Friday, July 04, 2008

A walk among the silent

It's holiday here. 4th July. Independence Day. Back home, I hardly find the time to be with myself. Now, I have the opportunity to take a walk among the silent. I am not going to join the crowd in Jack London Square.

I like to take a walk to the cemetery. Last week, I took a walk to the lake. I find it surprising that people give me a morbid look when I bring up this point. Sure, it is not an everyday place to walk around. Then again, if death is a certainty, shouldn't we contemplate about it and take a stroll around the park where you are going to hang around for quite some time?

Unlike the way when I was in Munich some 10 years back, the walk around the Jewish cemetery was different.

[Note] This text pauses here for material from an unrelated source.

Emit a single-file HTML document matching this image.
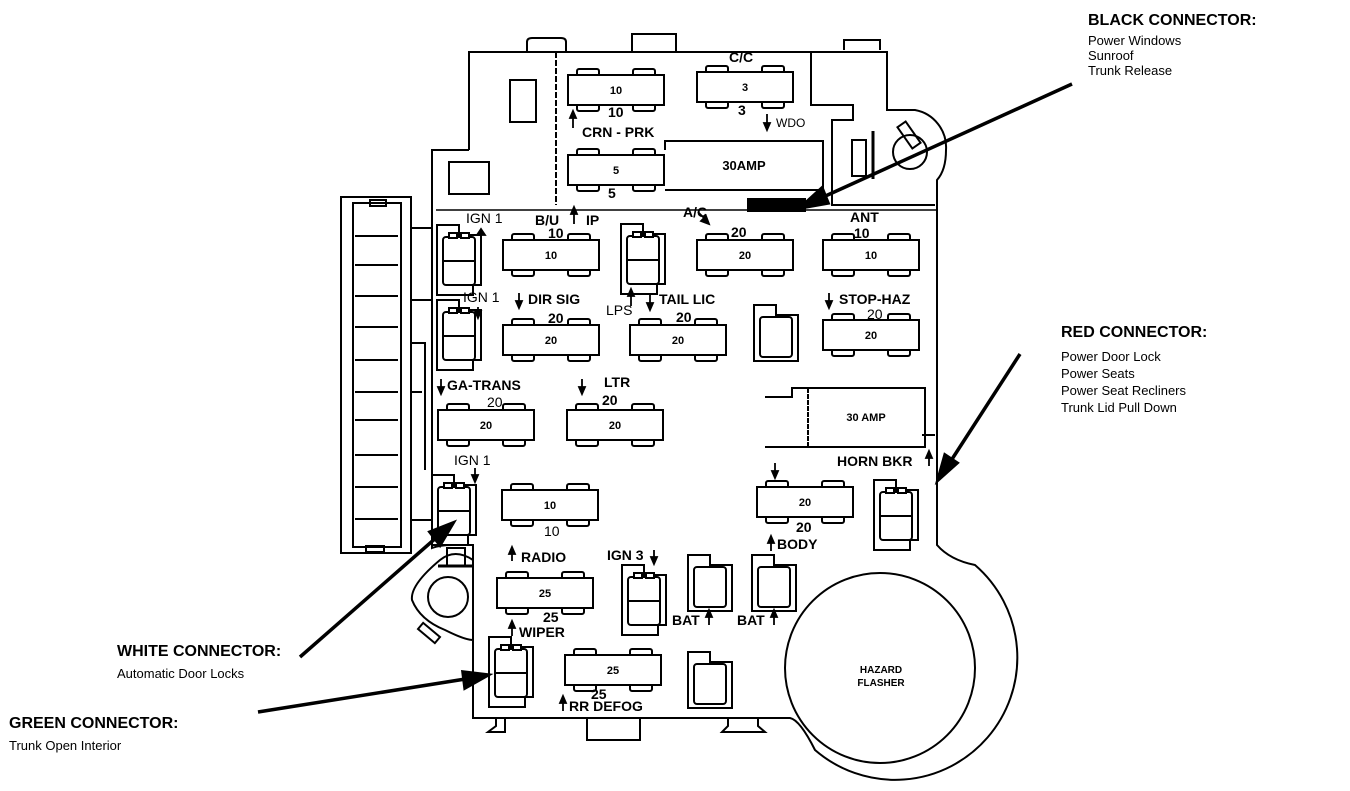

I surveyed the tombstone. Desperately trying to figure out the Hebrew inscriptions, reading out their names in my mind.

This is the first Hebrew community that settled in Oakland.



BTW, the walk from 10th street from Broadway took me an hour, so by the time I reached the Jewish cemetery, I was quite thirsty. Two sips of water, and that will do. Water discipline, they used to call that in my military training.

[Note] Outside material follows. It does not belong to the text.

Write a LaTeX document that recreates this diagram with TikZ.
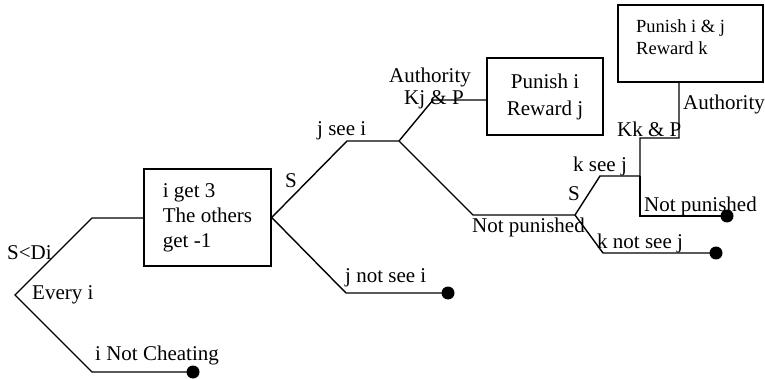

As I said, I read their names. The year they were born and died. Taking a mental average of lifespan.





Reading the words or inscriptions on the tombstone. There were a few variants:

1. XXYY, beloved son/father/grandfather...
2. XXYY, loving husband/father/grandfather...
3. XXYY born DDMMYYYY, died DDMMYYYY

Very seldom do I come across:

XXYY, loving and beloved...

People are treasured by relationships. These relationships are marked by the love you give and the love you received. They are finally ropes that still remains after you leave.

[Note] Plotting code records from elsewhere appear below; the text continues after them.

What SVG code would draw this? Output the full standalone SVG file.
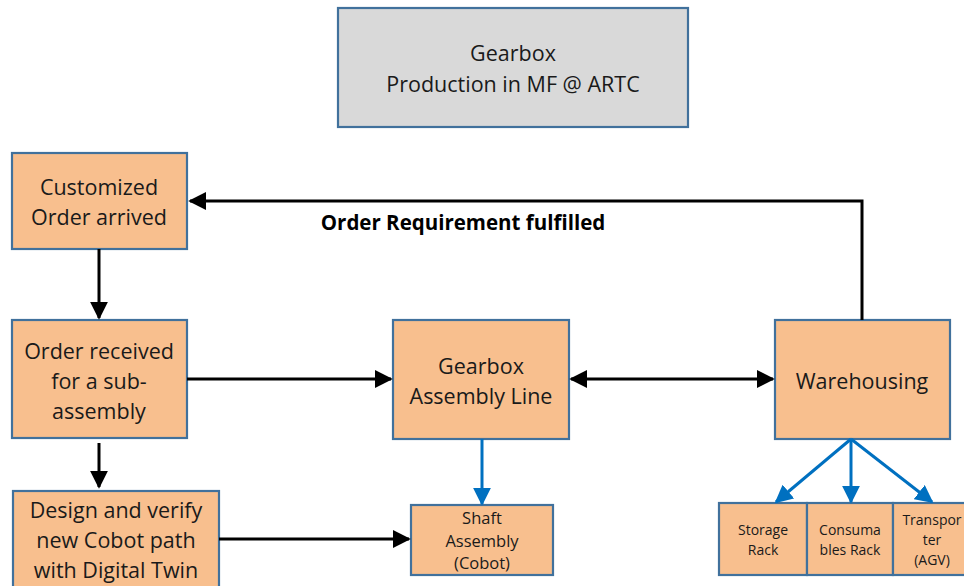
<svg xmlns="http://www.w3.org/2000/svg" width="964" height="586" viewBox="0 0 964 586">
<style>
.box{fill:#f8bf8e;stroke:#41719c;stroke-width:2.2}
.title{fill:#d9d9d9;stroke:#41719c;stroke-width:2.2}
text{font-family:"Open Sans","Liberation Sans",sans-serif;fill:#1a1a1a;text-anchor:middle}
.t20{font-size:21.5px}
.t15{font-size:16.5px}
.t14{font-size:14px}
.blk{stroke:#000;stroke-width:3;fill:none}
.blu{stroke:#0070c0;stroke-width:3;fill:none}
</style>
<defs>
<marker id="ab" viewBox="0 0 10 10" refX="9" refY="5" markerWidth="6" markerHeight="6" orient="auto-start-reverse" markerUnits="strokeWidth"><path d="M0,0 L10,5 L0,10 z" fill="#000"/></marker>
<marker id="au" viewBox="0 0 10 10" refX="9" refY="5" markerWidth="6" markerHeight="6" orient="auto" markerUnits="strokeWidth"><path d="M0,0 L10,5 L0,10 z" fill="#0070c0"/></marker>
</defs>
<rect width="964" height="586" fill="#fff"/>
<g id="title">
<rect class="title" x="338" y="8" width="350" height="119"/>
<text class="t20" x="513" y="61">Gearbox</text>
<text class="t20" x="513" y="92">Production in MF @ ARTC</text>
</g>
<g id="customized">
<rect class="box" x="12" y="153" width="175" height="96"/>
<text class="t20" x="99" y="195">Customized</text>
<text class="t20" x="99" y="225">Order arrived</text>
</g>
<g id="received">
<rect class="box" x="12" y="320" width="175" height="118"/>
<text class="t20" x="99" y="359">Order received</text>
<text class="t20" x="99" y="389">for a sub-</text>
<text class="t20" x="99" y="419">assembly</text>
</g>
<g id="design">
<rect class="box" x="13" y="491" width="206" height="100"/>
<text class="t20" x="116" y="518">Design and verify</text>
<text class="t20" x="116" y="548">new Cobot path</text>
<text class="t20" x="116" y="578">with Digital Twin</text>
</g>
<g id="gearbox">
<rect class="box" x="393" y="320" width="176" height="119"/>
<text class="t20" x="481" y="374">Gearbox</text>
<text class="t20" x="481" y="404">Assembly Line</text>
</g>
<g id="shaft">
<rect class="box" x="411" y="505" width="142" height="70"/>
<text class="t15" x="482" y="524">Shaft</text>
<text class="t15" x="482" y="547">Assembly</text>
<text class="t15" x="482" y="569">(Cobot)</text>
</g>
<g id="warehousing">
<rect class="box" x="775" y="320" width="175" height="119"/>
<text class="t20" x="862" y="389">Warehousing</text>
</g>
<g id="storage">
<rect class="box" x="719" y="503" width="88" height="72"/>
<text class="t14" x="763" y="535">Storage</text>
<text class="t14" x="763" y="555">Rack</text>
</g>
<g id="consumables">
<rect class="box" x="807" y="503" width="86" height="72"/>
<text class="t14" x="850" y="535">Consuma</text>
<text class="t14" x="850" y="555">bles Rack</text>
</g>
<g id="transporter">
<rect class="box" x="893" y="503" width="80" height="72"/>
<text class="t14" x="932" y="525">Transpor</text>
<text class="t14" x="932" y="545">ter</text>
<text class="t14" x="932" y="565">(AGV)</text>
</g>
<g id="connectors">
<path class="blk" d="M99,249 V318" marker-end="url(#ab)"/>
<path class="blk" d="M99,443 V487" marker-end="url(#ab)"/>
<path class="blk" d="M187,379 H391" marker-end="url(#ab)"/>
<path class="blk" d="M571,379 H773" marker-start="url(#ab)" marker-end="url(#ab)"/>
<path class="blk" d="M219,539 H409" marker-end="url(#ab)"/>
<path class="blk" d="M862,320 V201 H190" marker-end="url(#ab)"/>
<path class="blu" d="M482,439 V504" marker-end="url(#au)"/>
<path class="blu" d="M851,439 L776,502" marker-end="url(#au)"/>
<path class="blu" d="M851,439 V502" marker-end="url(#au)"/>
<path class="blu" d="M851,439 L932,502" marker-end="url(#au)"/>
</g>
<text x="463" y="230" style="font-size:20.5px;font-weight:bold;fill:#000">Order Requirement fulfilled</text>
</svg>
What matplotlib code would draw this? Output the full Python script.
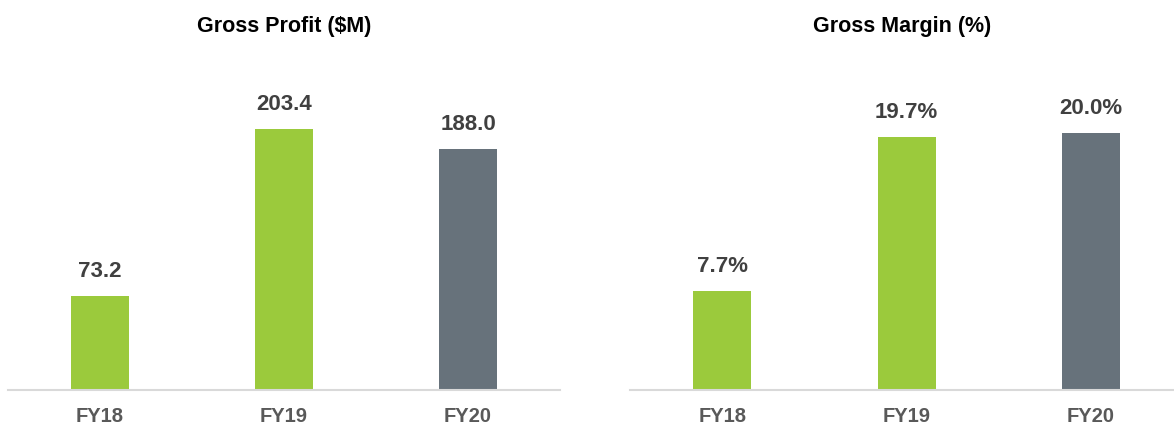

As simple and obvious as it is, it is often missed out that relationships are only forged through time and devotion. Time and devotion are the base commodity when we want to have relationships. Yet, how often we give that up for something else. We trade it with career. We trade it with folly.

There were a few other tombstones that struck me hard. One of them belonged to a father and a son. It only have the left side of the tombstone marked, therefore, I presumed that the wife/mother is still surviving. He was six when he died. He was forty. For that six years, he must have been their joy. Barely three years after the boy died, the father passed away too. A complete tragedy. Reminds me of Naomi in the book of Ruth.

I walked further. Snapping pictures of the serendipity. Yes, one of the greatness of coming over to the cemetery is that nobody is going to quarrel with me. Nobody is going to scold me, or shout at me, or demand me to do things or tasks. It is quiet. Time is somewhat frozen. It is good. I like it. I like the convenience of city life, but I like the peacefulness here.

The last tombstone that struck me was one which have kept me thinking. It must have belonged to a baby. Death has no respect for age.

It was a sad story. Written by a brother to another.

To my baby brother... born 6 months 24 days.

I felt the pain. I am lost to what tragedy happened that rapped off the joy of a new coming. It was a terrible sight. The words were few.

I sipped in the last look, capturing the sights and sound or lack of it. Embedding it into my being. Regaining strength within. Returning to humility that God still holds our every breadth, and I am not immune to death. I need to focus on what I really want to do with this short journey in light of the lessons I have learned from the tombstones.